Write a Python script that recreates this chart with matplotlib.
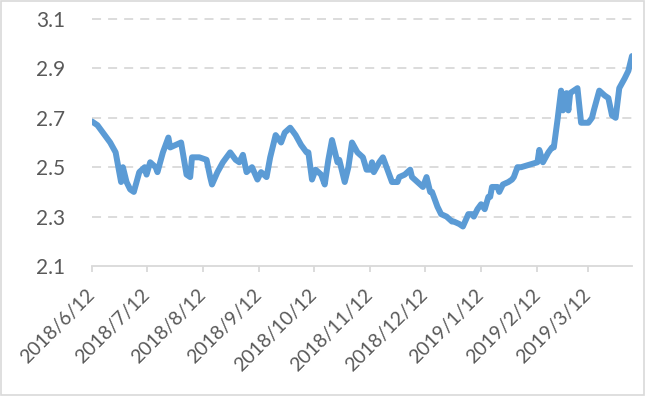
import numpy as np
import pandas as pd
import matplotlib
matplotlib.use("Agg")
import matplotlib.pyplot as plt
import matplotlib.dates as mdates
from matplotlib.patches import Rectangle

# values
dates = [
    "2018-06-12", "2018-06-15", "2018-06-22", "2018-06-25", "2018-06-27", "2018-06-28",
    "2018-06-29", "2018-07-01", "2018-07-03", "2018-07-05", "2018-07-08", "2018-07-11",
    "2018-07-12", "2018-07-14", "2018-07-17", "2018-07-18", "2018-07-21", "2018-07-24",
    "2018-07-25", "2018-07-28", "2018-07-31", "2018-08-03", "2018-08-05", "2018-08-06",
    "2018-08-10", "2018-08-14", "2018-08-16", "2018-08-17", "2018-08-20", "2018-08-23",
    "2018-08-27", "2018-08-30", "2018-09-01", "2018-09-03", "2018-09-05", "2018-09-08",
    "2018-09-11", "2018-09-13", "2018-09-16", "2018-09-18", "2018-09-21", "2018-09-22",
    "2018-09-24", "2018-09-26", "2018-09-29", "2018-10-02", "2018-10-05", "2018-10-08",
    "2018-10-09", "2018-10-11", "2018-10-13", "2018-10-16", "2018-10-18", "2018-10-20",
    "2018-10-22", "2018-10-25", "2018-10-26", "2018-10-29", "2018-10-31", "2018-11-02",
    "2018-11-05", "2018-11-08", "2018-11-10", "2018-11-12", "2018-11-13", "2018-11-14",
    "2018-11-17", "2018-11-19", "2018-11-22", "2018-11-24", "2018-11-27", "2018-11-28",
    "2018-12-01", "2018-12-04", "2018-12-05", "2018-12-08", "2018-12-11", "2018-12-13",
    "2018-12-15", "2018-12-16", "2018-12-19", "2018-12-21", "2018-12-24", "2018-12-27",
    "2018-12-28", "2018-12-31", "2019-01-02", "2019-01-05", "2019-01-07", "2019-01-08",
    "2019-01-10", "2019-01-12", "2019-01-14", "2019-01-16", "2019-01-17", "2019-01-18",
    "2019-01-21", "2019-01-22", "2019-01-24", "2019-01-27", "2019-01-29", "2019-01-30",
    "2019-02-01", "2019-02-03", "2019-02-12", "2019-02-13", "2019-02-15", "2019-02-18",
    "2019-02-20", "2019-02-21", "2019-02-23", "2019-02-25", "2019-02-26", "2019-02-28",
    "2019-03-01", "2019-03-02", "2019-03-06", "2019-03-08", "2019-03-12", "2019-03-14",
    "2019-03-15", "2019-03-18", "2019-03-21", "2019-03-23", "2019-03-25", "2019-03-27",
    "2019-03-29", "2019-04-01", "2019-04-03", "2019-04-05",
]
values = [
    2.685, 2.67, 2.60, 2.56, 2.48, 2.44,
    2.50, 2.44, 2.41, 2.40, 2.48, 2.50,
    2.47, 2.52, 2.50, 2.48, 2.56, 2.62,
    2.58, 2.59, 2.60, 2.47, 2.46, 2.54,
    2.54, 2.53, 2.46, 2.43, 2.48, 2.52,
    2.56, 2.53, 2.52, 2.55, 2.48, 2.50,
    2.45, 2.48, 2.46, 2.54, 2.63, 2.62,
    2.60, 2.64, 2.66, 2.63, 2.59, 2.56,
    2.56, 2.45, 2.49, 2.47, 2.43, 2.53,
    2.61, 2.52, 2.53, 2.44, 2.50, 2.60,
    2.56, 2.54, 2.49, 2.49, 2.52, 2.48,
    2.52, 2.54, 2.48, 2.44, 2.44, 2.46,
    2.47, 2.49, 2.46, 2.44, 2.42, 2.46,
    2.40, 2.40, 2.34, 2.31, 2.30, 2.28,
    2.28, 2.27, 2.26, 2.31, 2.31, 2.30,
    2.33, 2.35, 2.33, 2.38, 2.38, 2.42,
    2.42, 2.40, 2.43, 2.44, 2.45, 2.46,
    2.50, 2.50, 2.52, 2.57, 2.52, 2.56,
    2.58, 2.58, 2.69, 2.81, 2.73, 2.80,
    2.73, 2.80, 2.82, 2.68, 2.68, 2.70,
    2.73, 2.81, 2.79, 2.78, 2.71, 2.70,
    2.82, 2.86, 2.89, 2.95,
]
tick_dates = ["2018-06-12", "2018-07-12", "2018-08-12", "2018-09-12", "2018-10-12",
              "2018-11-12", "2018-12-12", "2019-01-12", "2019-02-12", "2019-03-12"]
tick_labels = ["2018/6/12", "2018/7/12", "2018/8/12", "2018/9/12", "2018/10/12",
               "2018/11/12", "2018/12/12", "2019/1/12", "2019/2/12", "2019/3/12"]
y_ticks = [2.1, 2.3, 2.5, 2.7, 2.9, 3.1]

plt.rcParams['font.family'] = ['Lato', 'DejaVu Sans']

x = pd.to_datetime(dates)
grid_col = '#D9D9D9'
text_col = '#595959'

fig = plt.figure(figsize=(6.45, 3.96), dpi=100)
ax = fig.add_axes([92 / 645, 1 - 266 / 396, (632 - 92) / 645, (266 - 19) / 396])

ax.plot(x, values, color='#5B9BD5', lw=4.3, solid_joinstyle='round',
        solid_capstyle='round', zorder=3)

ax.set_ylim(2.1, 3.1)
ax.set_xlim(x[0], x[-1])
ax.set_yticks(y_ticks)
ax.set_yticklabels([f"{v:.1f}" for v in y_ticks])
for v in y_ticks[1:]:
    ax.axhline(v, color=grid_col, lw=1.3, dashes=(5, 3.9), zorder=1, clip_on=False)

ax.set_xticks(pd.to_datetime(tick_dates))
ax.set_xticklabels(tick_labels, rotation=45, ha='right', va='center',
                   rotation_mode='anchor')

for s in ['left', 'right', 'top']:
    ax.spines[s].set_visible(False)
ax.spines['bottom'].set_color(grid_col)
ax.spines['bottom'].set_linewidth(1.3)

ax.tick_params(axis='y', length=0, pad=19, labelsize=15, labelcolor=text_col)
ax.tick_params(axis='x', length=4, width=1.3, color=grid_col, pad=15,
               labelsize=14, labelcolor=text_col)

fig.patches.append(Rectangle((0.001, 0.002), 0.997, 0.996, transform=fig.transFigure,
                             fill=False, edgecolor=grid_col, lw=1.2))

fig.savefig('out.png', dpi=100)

...

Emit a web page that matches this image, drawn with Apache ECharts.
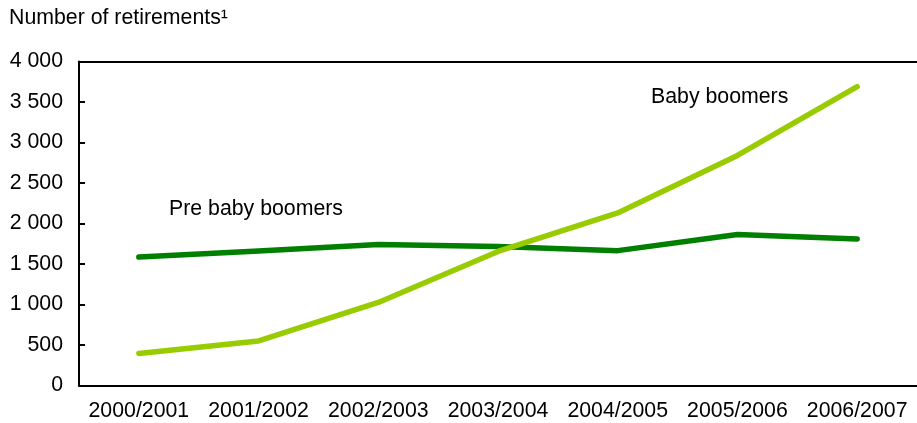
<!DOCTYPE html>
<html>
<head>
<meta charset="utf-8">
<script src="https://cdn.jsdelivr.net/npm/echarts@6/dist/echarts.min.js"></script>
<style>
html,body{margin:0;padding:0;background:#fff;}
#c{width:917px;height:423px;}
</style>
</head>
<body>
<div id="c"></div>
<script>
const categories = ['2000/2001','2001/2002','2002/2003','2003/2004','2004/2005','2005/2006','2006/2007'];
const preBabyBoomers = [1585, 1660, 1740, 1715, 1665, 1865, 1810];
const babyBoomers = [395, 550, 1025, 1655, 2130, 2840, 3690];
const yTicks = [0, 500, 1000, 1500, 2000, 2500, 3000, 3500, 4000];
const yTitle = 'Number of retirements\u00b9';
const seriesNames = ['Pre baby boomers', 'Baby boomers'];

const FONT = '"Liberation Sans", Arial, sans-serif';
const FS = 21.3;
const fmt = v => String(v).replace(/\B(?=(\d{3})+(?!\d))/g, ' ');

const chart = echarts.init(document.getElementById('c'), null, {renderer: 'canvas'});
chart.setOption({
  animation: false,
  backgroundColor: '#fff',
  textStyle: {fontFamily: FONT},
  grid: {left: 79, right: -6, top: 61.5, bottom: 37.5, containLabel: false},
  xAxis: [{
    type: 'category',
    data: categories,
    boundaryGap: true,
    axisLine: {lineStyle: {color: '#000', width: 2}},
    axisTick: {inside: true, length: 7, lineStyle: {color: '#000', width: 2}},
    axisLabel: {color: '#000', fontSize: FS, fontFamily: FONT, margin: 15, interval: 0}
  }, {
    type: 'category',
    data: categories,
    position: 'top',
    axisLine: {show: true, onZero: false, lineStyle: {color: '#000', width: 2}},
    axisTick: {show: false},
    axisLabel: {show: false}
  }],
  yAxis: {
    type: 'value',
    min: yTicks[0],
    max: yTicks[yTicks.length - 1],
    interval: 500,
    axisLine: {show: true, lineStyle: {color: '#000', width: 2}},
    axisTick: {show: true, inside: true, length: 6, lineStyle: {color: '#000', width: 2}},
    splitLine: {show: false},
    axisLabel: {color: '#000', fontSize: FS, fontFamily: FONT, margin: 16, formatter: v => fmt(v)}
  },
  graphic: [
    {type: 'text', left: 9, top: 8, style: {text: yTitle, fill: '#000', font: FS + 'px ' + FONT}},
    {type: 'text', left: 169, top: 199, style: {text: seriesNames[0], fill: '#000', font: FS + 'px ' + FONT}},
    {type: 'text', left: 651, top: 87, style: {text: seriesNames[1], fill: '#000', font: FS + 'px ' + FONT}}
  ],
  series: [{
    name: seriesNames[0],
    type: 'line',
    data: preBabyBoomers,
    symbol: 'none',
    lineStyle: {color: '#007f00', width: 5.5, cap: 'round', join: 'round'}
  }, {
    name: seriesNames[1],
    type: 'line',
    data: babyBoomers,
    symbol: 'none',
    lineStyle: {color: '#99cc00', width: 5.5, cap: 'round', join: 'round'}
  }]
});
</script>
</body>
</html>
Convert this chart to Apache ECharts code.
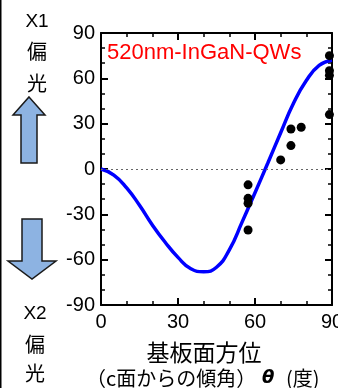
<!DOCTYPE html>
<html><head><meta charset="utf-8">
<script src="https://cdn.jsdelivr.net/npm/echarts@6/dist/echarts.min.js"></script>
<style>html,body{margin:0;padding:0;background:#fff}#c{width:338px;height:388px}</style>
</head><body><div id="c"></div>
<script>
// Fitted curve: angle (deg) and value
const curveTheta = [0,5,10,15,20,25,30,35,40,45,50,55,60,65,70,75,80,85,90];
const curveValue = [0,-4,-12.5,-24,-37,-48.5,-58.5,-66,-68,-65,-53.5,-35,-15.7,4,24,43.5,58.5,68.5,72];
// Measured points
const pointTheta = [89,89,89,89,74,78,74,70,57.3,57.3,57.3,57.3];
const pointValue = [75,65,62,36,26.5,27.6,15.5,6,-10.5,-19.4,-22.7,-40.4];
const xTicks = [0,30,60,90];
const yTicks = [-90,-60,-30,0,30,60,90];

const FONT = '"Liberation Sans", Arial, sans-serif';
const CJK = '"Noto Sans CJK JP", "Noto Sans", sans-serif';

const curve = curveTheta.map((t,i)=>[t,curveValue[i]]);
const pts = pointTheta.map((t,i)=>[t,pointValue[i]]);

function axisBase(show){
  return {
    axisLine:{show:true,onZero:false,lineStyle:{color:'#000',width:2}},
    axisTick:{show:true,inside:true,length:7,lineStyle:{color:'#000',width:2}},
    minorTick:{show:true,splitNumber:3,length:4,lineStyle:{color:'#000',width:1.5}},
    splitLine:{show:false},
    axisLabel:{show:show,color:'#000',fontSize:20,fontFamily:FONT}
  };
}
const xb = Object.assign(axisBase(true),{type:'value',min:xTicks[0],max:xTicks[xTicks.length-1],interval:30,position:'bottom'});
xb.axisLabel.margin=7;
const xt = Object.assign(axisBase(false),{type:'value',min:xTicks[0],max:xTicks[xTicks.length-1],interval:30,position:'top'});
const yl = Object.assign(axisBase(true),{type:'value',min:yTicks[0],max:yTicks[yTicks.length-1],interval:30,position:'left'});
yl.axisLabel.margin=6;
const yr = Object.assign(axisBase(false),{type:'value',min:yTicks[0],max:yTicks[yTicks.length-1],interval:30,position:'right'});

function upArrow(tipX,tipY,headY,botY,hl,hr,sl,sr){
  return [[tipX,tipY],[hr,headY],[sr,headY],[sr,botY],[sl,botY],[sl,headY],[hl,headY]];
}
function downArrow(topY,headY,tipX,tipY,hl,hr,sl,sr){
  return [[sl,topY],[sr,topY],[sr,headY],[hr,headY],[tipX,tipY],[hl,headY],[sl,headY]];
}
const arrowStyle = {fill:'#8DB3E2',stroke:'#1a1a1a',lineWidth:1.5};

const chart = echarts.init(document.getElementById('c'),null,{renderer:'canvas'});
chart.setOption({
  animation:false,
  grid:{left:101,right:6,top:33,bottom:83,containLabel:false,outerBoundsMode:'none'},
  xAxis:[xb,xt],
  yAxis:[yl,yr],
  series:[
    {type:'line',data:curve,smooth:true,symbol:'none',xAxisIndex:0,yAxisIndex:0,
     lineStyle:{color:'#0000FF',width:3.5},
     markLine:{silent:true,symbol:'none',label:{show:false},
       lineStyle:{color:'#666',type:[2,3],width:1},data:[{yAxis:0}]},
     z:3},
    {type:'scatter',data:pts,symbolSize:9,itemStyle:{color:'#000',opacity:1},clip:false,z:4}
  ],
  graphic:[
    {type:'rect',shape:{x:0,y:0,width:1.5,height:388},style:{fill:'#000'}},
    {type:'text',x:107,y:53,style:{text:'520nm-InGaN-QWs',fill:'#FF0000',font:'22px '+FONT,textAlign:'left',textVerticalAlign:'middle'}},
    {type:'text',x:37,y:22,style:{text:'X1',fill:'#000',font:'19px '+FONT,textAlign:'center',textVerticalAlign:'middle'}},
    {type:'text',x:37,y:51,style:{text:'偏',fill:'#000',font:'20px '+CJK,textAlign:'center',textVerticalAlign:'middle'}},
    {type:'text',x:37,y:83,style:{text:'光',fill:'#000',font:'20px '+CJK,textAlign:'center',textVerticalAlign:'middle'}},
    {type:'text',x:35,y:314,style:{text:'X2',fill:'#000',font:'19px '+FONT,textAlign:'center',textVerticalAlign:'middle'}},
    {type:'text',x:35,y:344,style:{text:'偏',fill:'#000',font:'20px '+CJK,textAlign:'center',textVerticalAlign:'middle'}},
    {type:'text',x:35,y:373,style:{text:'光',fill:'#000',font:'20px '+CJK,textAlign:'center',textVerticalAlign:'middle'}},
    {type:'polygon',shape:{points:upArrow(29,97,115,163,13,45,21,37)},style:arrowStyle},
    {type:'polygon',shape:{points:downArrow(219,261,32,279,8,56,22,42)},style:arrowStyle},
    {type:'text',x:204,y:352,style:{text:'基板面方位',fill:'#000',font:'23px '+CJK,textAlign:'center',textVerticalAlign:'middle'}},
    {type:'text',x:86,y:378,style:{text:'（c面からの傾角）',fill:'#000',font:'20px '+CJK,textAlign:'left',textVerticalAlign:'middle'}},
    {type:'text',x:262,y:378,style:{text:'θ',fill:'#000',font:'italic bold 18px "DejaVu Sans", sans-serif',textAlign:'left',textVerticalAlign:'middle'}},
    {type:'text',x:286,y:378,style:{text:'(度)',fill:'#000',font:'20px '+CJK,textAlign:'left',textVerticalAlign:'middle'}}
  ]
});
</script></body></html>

# THE PROBLEM:
Nothing but the lines from the one with "Write a Python" down to the one with "from matplotlib.patches import Rectangle" should be printed, both of them included. Leave out the pictures.

# REPLY TO THE TASK:
Write a Python script that recreates this chart with matplotlib.
import numpy as np
import pandas as pd
import matplotlib
matplotlib.use("Agg")
import matplotlib.pyplot as plt
import matplotlib.dates as mdates
from matplotlib.patches import Rectangle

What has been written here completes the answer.